- What is expected
Copy each line that holds "Give".

- Source records
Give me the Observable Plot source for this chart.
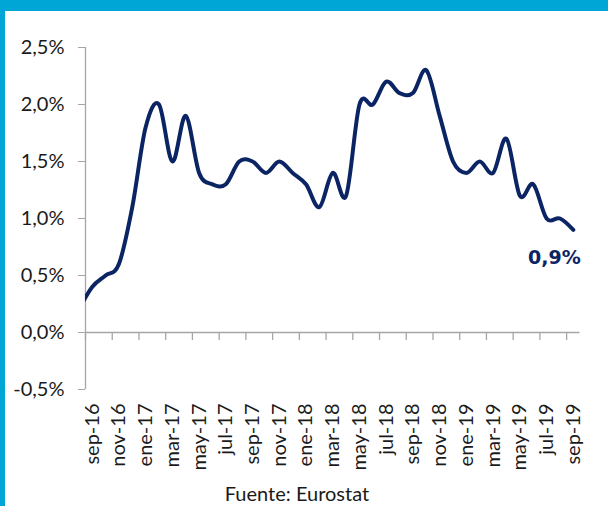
<!DOCTYPE html>
<html>
<head>
<meta charset="utf-8">
<script src="https://cdn.jsdelivr.net/npm/d3@7"></script>
<script src="https://cdn.jsdelivr.net/npm/@observablehq/plot@0.6"></script>
<style>
  html, body { margin: 0; padding: 0; background: #fff; }
  #wrap { position: relative; width: 608px; height: 506px; overflow: hidden; background: #fff; }
  #chart { position: absolute; left: 0; top: 0; }
  #topbar { position: absolute; left: 0; top: 0; width: 608px; height: 11px; background: #00a7d6; }
  #leftbar { position: absolute; left: 0; top: 0; width: 5px; height: 506px; background: #00a7d6; }
  #caption { position: absolute; left: 0; width: 594px; top: 483px; text-align: center;
             font-family: Lato, sans-serif; font-size: 20px; line-height: 20px; color: #1a1a1a; }
</style>
</head>
<body>
<div id="wrap">
  <div id="chart"></div>
  <div id="topbar"></div>
  <div id="leftbar"></div>
  <div id="caption">Fuente: Eurostat</div>
</div>
<script>
// Months: index -1 = ago-16 (clipped at the left edge), 0 = sep-16 ... 36 = sep-19
const monthIndex = d3.range(-1, 37);
const inflation = [
  0.2,                                   // ago-16
  0.4, 0.5, 0.6, 1.1,                    // sep-16 .. dic-16
  1.8, 2.0, 1.5, 1.9, 1.4, 1.3, 1.3, 1.5, 1.5, 1.4, 1.5, 1.4, // 2017
  1.3, 1.1, 1.4, 1.2, 2.0, 2.0, 2.2, 2.1, 2.1, 2.3, 1.9, 1.5, // 2018
  1.4, 1.5, 1.4, 1.7, 1.2, 1.3, 1.0, 1.0, 0.9                 // 2019
];
const tickLabels = ["sep-16","nov-16","ene-17","mar-17","may-17","jul-17","sep-17","nov-17",
  "ene-18","mar-18","may-18","jul-18","sep-18","nov-18","ene-19","mar-19","may-19","jul-19","sep-19"];
const labelPositions = d3.range(0, 37, 2);
const tickBoundaries = d3.range(-0.5, 36, 2);
const yTicks = [-0.5, 0, 0.5, 1.0, 1.5, 2.0, 2.5];

const data = monthIndex.map((m, k) => ({m, v: inflation[k]}));
const last = data[data.length - 1];
const fmt = d => d.toFixed(1).replace(".", ",") + "%";

const navy = "#0b2463";
const grey = "#a6a6a6";

const chart = Plot.plot({
  width: 608,
  height: 475,
  marginLeft: 85,
  marginRight: 28.5,
  marginTop: 47,
  marginBottom: 86,
  style: { fontFamily: "Lato, sans-serif", fontSize: "20px", color: "#1a1a1a", background: "transparent" },
  x: { domain: [-0.5, 36.5] },
  y: { domain: [-0.5, 2.5] },
  marks: [
    Plot.axisY({ ticks: yTicks, tickFormat: fmt, tickSize: 7, tickPadding: 14, stroke: grey, fill: "#1a1a1a", label: null }),
    Plot.ruleX([-0.5], { y1: -0.5, y2: 2.5, stroke: grey, strokeWidth: 1.3 }),
    Plot.ruleY([0], { x1: -0.5, x2: 36.5, stroke: grey, strokeWidth: 1.3 }),
    Plot.ruleX(tickBoundaries, { y1: 0, y2: 0, insetBottom: -8, stroke: grey, strokeWidth: 1.3 }),
    Plot.axisX({ ticks: labelPositions, tickFormat: i => tickLabels[i / 2], tickRotate: -90, tickSize: 0, tickPadding: 14, fill: "#1a1a1a", label: null }),
    Plot.line(data, { x: "m", y: "v", stroke: navy, strokeWidth: 4, curve: "cardinal", clip: true }),
    Plot.text([last], { x: "m", y: "v", text: d => fmt(d.v), dx: -19, dy: 28, fill: navy,
      fontWeight: "bold", fontSize: 19, fontFamily: "DejaVu Sans, sans-serif" })
  ]
});
document.getElementById("chart").appendChild(chart);
</script>
</body>
</html>
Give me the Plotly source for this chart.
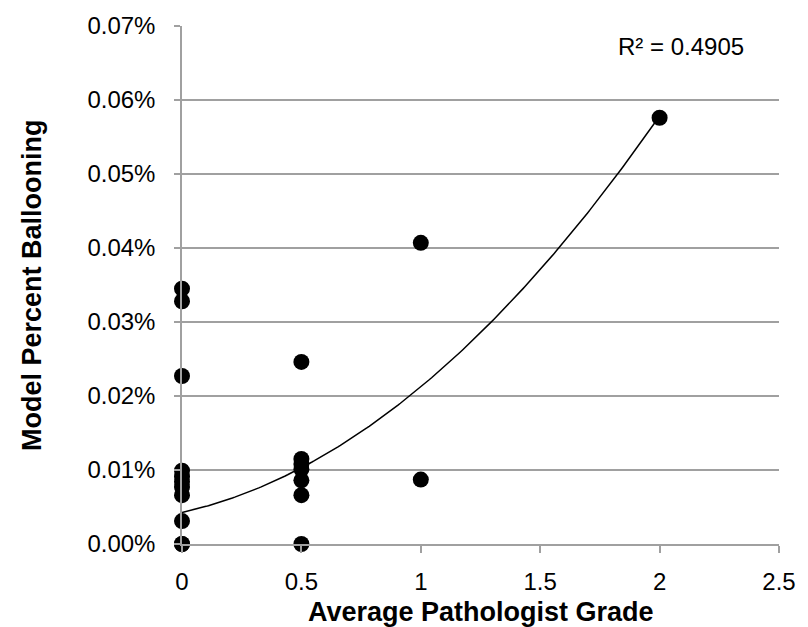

- Solution to this problem
Give me the Observable Plot source for this chart.
Give me the Plotly source for this chart.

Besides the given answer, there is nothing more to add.